The intake room is normally a busy place, but Bullard expects that the crowd will be cleared out before Trump’s arrival. “If they’ve got inmates in intake, they’ll probably lock them all down in the holding tank or move them somewhere temporarily until they get through with the president,” she said. “We’ve never dealt with this before, with a president, so they’re going to try to process him as soon as possible and get him on out.”

While at intake, jail staff will fill out a commitment form registering that Trump has been taken into custody. Bullard said that “in the same location, they will fingerprint him and take his picture.” Trump will pose for two pictures: a head-on photo and one of him in profile, as has been the norm since the mug shot was standardized in France in the 1880s. Bullard said that a civilian employee or their supervisor, an officer, will take the photos with a simple digital camera. After the photos are in the system, it won’t be long before they can be released to the public — Donald Trump in custody, with a watermark of the Fulton County Sheriff badge over his left shoulder. If the mug shots of his alleged co-conspirators are a template, the photo will be saturated with too much flash.

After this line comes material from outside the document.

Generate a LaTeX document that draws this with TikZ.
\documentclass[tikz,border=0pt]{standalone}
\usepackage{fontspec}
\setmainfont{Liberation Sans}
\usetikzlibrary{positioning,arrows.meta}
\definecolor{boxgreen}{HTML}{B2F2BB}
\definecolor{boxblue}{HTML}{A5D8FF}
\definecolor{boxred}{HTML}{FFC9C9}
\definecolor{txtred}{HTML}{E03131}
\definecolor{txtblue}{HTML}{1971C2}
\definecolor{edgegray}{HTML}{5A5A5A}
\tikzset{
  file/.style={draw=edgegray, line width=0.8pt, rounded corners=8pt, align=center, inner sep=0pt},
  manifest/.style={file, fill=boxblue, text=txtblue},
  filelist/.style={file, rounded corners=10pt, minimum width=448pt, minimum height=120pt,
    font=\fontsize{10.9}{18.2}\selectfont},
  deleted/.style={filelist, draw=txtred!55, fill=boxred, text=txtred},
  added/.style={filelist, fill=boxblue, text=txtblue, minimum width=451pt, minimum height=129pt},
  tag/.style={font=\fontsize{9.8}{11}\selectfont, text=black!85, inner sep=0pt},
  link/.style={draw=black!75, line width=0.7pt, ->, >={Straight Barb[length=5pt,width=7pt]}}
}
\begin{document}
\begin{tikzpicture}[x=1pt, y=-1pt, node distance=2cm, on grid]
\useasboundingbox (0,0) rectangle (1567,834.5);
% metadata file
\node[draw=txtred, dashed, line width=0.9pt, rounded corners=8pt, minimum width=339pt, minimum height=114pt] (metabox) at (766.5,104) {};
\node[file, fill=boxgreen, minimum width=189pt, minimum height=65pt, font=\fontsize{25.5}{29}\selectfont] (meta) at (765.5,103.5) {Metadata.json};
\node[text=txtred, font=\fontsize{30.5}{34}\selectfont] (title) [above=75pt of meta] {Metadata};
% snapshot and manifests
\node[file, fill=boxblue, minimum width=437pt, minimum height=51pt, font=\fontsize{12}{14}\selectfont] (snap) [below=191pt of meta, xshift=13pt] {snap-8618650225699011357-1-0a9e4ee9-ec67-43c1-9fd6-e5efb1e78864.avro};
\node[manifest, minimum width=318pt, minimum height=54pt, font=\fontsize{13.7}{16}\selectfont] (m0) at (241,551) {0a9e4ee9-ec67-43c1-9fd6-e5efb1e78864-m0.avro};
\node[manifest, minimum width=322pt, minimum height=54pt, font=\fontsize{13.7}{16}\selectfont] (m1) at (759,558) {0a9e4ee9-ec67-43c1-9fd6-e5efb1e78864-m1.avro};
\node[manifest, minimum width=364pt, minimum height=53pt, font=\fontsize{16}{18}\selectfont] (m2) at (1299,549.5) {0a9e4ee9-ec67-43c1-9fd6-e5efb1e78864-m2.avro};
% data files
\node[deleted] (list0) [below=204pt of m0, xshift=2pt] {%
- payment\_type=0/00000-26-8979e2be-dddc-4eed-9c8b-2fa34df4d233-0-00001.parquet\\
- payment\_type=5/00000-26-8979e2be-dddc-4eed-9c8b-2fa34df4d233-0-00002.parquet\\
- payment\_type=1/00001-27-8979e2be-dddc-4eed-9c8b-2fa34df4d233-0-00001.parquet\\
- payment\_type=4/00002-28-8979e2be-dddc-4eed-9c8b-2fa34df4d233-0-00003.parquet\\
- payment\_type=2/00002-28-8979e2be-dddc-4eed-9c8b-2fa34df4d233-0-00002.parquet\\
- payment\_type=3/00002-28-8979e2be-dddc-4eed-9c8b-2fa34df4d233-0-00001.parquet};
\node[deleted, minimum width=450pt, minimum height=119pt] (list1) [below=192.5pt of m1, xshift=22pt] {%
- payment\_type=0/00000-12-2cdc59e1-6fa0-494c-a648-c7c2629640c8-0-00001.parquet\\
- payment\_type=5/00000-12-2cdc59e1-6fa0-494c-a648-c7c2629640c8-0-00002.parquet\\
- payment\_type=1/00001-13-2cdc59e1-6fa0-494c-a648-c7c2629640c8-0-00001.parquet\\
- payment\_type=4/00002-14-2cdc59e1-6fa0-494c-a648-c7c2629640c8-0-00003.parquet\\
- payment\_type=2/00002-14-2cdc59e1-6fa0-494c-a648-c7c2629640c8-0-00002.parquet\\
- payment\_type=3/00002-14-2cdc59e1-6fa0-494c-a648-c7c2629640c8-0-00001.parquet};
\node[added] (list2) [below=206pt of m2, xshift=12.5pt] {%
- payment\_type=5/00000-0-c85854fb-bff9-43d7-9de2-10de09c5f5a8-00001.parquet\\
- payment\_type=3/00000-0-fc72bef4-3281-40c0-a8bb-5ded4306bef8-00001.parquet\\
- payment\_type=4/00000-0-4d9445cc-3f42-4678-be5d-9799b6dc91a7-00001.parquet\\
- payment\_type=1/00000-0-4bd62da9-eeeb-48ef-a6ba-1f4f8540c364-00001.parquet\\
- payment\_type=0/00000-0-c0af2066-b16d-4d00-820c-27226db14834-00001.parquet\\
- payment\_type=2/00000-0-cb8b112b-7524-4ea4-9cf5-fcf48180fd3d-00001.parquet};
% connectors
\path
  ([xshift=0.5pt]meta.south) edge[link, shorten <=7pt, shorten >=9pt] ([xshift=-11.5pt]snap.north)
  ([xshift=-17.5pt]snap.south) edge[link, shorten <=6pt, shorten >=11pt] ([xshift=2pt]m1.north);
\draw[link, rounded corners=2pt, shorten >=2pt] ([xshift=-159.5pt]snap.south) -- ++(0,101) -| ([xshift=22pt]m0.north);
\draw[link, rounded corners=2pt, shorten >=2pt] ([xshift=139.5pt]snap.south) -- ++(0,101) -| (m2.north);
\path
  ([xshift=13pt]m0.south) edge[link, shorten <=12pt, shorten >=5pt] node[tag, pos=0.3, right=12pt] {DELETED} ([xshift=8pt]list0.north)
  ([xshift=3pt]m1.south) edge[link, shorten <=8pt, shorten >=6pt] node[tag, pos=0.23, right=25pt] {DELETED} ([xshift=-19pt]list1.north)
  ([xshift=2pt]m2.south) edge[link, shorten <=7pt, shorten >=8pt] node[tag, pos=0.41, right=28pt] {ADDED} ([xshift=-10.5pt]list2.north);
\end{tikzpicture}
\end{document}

Because Trump and his co-defendants have already agreed to bond terms, the magistrate judge overseeing the arraignment may not require them to appear at the Fulton County Courthouse, leaving the pictures of Trump in court for another date.

After he is advised on his court date for his arraignment to plead guilty or not guilty, he will be released. “They’re going to get him out as soon as possible,” Bullard said, estimating that the process will take “anywhere from 30 minutes.”